München - Der Theater- und Opernregisseur Barrie Kosky lässt sich von harten Zeiten und Krieg nicht einschüchtern: «Angst ist keine Antwort auf den Terror», sagte er der Deutschen Presse-Agentur im Vorfeld einer Neuinszenierung der Operette «Die Fledermaus» an der Bayerischen Staatsoper in München. «Das Leben, die Kunst, die Freude, das sind die Antidote zum Terror.» Kosky, der Enkel jüdischer Einwanderer, reflektiert, dass viele Menschen in Deutschland im Moment Angst haben. «Ich fühle mich in der Mitte dieses Sturms. Ich pendle jeden Tag zwischen verschiedenen Emotionen hin und her», sagte der Berliner mit Blick auf die Situation in Nahost seit dem Terrorangriff der Hamas auf Israel.
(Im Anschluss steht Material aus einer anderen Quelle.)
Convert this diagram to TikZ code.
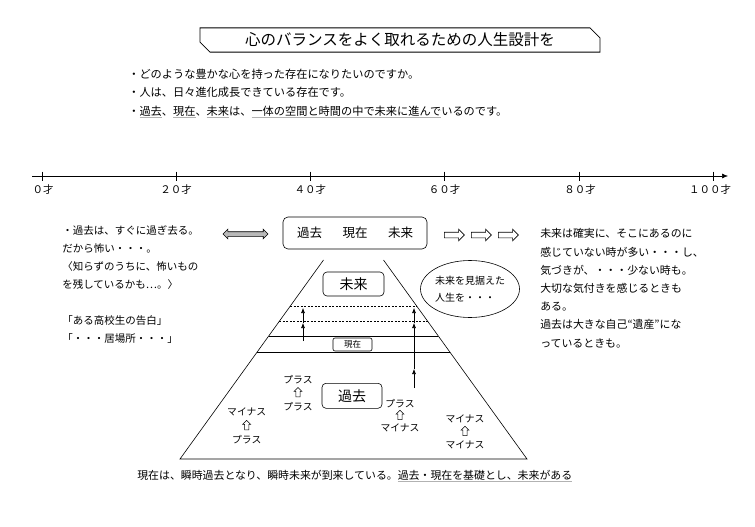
\documentclass[tikz,border=0pt]{standalone}
\usepackage{fontspec}
\setmainfont{Noto Sans CJK JP}
\usetikzlibrary{arrows.meta,shapes.geometric,shapes.arrows,shapes.misc,calc}

\newcommand{\gul}[1]{{\color{gray!60}\underline{\color{black}#1}}}

\tikzset{
  txt/.style={inner sep=0pt,align=left,anchor=north west},
  rbox/.style={draw,rounded corners=4pt,inner sep=0pt},
  hollow/.style={single arrow,draw,minimum height=20pt,inner sep=2.5pt,
    single arrow head extend=3pt},
  uparr/.style={single arrow,draw,shape border rotate=90,minimum height=9.5pt,
    inner sep=1.9pt,single arrow head extend=1.8pt,line width=0.5pt},
  arr/.style={-{Latex[length=5pt,width=4pt]}},
}

\begin{document}
\begin{tikzpicture}[x=1pt,y=-1pt,line width=0.6pt]
        \useasboundingbox[fill=white] (0,0) rectangle (755,527);

        \node[chamfered rectangle,chamfered rectangle corners={north east,south west},
              chamfered rectangle xsep=5pt,chamfered rectangle ysep=5pt,draw,line width=0.8pt,
              minimum width=400pt,minimum height=24pt,inner sep=0pt,
              font=\fontsize{15.5}{16}\selectfont] (title) at (400,40) {心のバランスをよく取れるための人生設計を};

        \node[txt,font=\fontsize{11.2}{18.5}\selectfont] (intro) at (128,68.4)
          {・どのような豊かな心を持った存在になりたいのですか。\\
           ・人は、日々進化成長できている存在です。\\
           ・\gul{過去}、\gul{現在}、\gul{未来}は、\gul{一体の空間と時間の中で未来に進んで}いるのです。};

        % time line
        \coordinate (ax0) at (32,176);
        \coordinate (ax1) at (728,176);
        \draw[-{Latex[length=6pt,width=5pt]}] (ax0) -- (ax1);
        \draw (42,171.5)    -- (42,180.5);
        \draw (176.2,171.5) -- (176.2,180.5);
        \draw (310.4,171.5) -- (310.4,180.5);
        \draw (444.6,171.5) -- (444.6,180.5);
        \draw (578.8,171.5) -- (578.8,180.5);
        \draw (713,171.5)   -- (713,180.5);

        \begin{scope}[every node/.style={font=\fontsize{10.5}{11}\selectfont,inner sep=0pt}]
          \node (age0)   at (43,190)    {０才};
          \node (age20)  at (176.2,190) {２０才};
          \node (age40)  at (310.4,190) {４０才};
          \node (age60)  at (444.6,190) {６０才};
          \node (age80)  at (580,190)   {８０才};
          \node (age100) at (710,190)   {１００才};
        \end{scope}

        % side texts
        \node[txt,font=\fontsize{10.5}{18}\selectfont] (past) at (62,225.8)
          {・過去は、すぐに過ぎ去る。\\
           だから怖い・・・。\\
           〈知らずのうちに、怖いもの\\
           を残しているかも…。〉\\
           \\
           「ある高校生の告白」\\
           「・・・居場所・・・」};

        \node[txt,font=\fontsize{10.9}{18.2}\selectfont] (future) at (540,228.5)
          {未来は確実に、そこにあるのに\\
           感じていない時が多い・・・し、\\
           気づきが、・・・少ない時も。\\
           大切な気付きを感じるときも\\
           ある。\\
           過去は大きな自己“遺産”にな\\
           っているときも。};

        \node[rbox,minimum width=144pt,minimum height=32pt,rounded corners=5pt,
              font=\fontsize{12.5}{13}\selectfont] (trio) at (355,233)
          {過去\hspace{20.5pt}現在\hspace{20.5pt}未来};

        \node[double arrow,draw,fill=gray!55,minimum height=45pt,inner sep=2pt,
              double arrow head extend=2.5pt] (link) at (245.5,234) {};
        \node[hollow] (fw1) at (453,235) {};
        \node[hollow] (fw2) at (480,235) {};
        \node[hollow] (fw3) at (507,235) {};

        \node[ellipse,draw,minimum width=95pt,minimum height=57pt,inner sep=0pt,align=left,
              font=\fontsize{10}{17}\selectfont] (vision) at (470,289) {未来を見据えた\\人生を・・・};

        % pyramid
        \coordinate (TL) at (323.5,260);
        \coordinate (TR) at (383.5,260);
        \coordinate (BL) at (180,459);
        \coordinate (BR) at (527,459);
        \draw (TL) -- (BL) -- (BR) -- (TR);

        \coordinate (d1l) at ($(TL)!0.231!(BL)$);
        \coordinate (d1r) at ($(TR)!0.231!(BR)$);
        \coordinate (d2l) at ($(TL)!0.307!(BL)$);
        \coordinate (d2r) at ($(TR)!0.307!(BR)$);
        \coordinate (s1l) at ($(TL)!0.382!(BL)$);
        \coordinate (s1r) at ($(TR)!0.382!(BR)$);
        \coordinate (s2l) at ($(TL)!0.462!(BL)$);
        \coordinate (s2r) at ($(TR)!0.462!(BR)$);
        \draw[line width=0.5pt,dash pattern=on 2pt off 1.5pt] (d1l) -- (d1r);
        \draw[line width=0.5pt,dash pattern=on 2pt off 1.5pt] (d2l) -- (d2r);
        \draw (s1l) -- (s1r);
        \draw (s2l) -- (s2r);

        \node[rbox,minimum width=61pt,minimum height=24pt,font=\fontsize{14}{15}\selectfont] (fut) at (353.5,284) {未来};
        \node[rbox,minimum width=39pt,minimum height=13pt,rounded corners=2pt,
              font=\fontsize{8.5}{9}\selectfont] (now) at (352.5,344.5) {現在};
        \node[rbox,minimum width=60pt,minimum height=25pt,font=\fontsize{14}{15}\selectfont] (pst) at (352,395.8) {過去};

        \coordinate (la0) at (303,341);
        \coordinate (la1) at (303,323);
        \coordinate (la2) at (303,308);
        \coordinate (ra0) at (414,388);
        \coordinate (ra1) at (414,369);
        \coordinate (ra2) at (414,323);
        \coordinate (ra3) at (414,308);
        \draw[arr] (la0) -- (la1);
        \draw[arr] (la1) -- (la2);
        \draw[arr] (ra0) -- (ra1);
        \draw[arr] (ra1) -- (ra2);
        \draw[arr] (ra2) -- (ra3);

        \begin{scope}[every node/.style={font=\fontsize{9.8}{10}\selectfont,inner sep=0pt}]
          \node (a1) at (298,380)   {プラス};
          \node (a2) at (298,406.7) {プラス};
          \node (b1) at (246.7,411.7) {マイナス};
          \node (b2) at (246.7,440)   {プラス};
          \node (c1) at (400,403.3) {プラス};
          \node (c2) at (400,428.3) {マイナス};
          \node (e1) at (465,419.3) {マイナス};
          \node (e2) at (465,445)   {マイナス};
        \end{scope}
        \node[uparr] (au) at (298,393.3) {};
        \node[uparr] (bu) at (246.7,426.2) {};
        \node[uparr] (cu) at (400,416) {};
        \node[uparr] (eu) at (465,432) {};

        \node[inner sep=0pt,anchor=base west,font=\fontsize{10.9}{11}\selectfont] (base) at (137,479.1)
          {現在は、瞬時過去となり、瞬時未来が到来している。\gul{過去・現在を基礎とし、未来がある}};

      \end{tikzpicture}
\end{document}
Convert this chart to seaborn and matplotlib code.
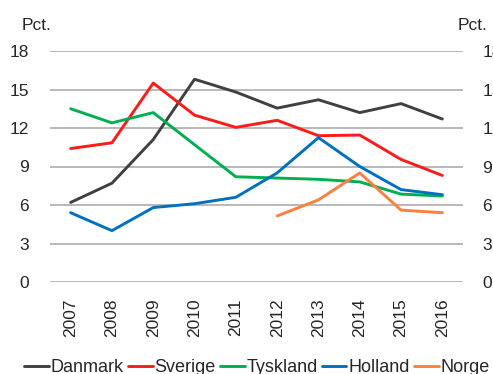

Dabei sieht sich der gebürtige Australier in der problematischen Situation, als Jude in Deutschland immer eine Seite einnehmen zu müssen. «Meine Hauptemotion ist es, an alle Opfer des Hamas-Angriffs, dieses Pogroms, dieses Massakers zu denken. Das ist meine Hauptpflicht als Jude. Aber wenn ich das getan habe, dann habe ich auch die Pflicht als Bürger, als Mensch, an die unschuldigen Opfer in Gaza zu denken. Das sind über 5000 Kinder», betonte er.

Kosky sähe gerne friedliche Demonstrationen, bei denen Muslime, Juden und Christen zusammenkommen und für ein gemeinsames Leben eintreten - aber ohne Flaggen. «Flaggen sind mir unbehaglich - sie sind ein Zeichen von Nationalismus. Ich möchte mehr Demonstrationen sehen, bei denen weder eine israelische noch eine palästinensische Flagge zu sehen ist», betonte der 56-Jährige.

Für den Regisseur ist die Debatte über zunehmenden Antisemitismus in der Bundesrepublik redundant. «Antisemitismus war immer ein Problem. Er ist nie verschwunden. Aber er hat so viele Facetten», sagte der frühere Intendant der Komischen Oper Berlin. «Er reicht von subtilen Äußerungen bis hin zu Mord. Es ist ein unglaublich grausames Spektrum des Hasses.» Kosky zufolge sei es wichtiger, nach Lösungen zu suchen - beispielsweise in den frühen Jahren, in der Erziehung.

Nach zehn Jahren als Intendant eines der drei großen Opernhäuser der Hauptstadt kehrt Kosky nun zu seinen Wurzeln zurück: «Ich bin Künstler - das ist meine Hauptidentität. Ich war der Intendant der Komischen Oper Berlin, aber ich bin kein Intendant von Beruf. Mein nächstes Kapitel geht zurück zum freischaffenden Künstler.»

Sein Kalender bleibe aber so voll wie immer. Der Regisseur bereitet gerade «Die Fledermaus» an der bayerischen Staatsoper vor. «Ich möchte München einen kleinen Vorgeschmack auf diesen Kosky-Operettenrausch geben», sagte er lachend.

«Die Fledermaus» ist ab dem 23. Dezember an der Bayerischen Staatsoper zu sehen.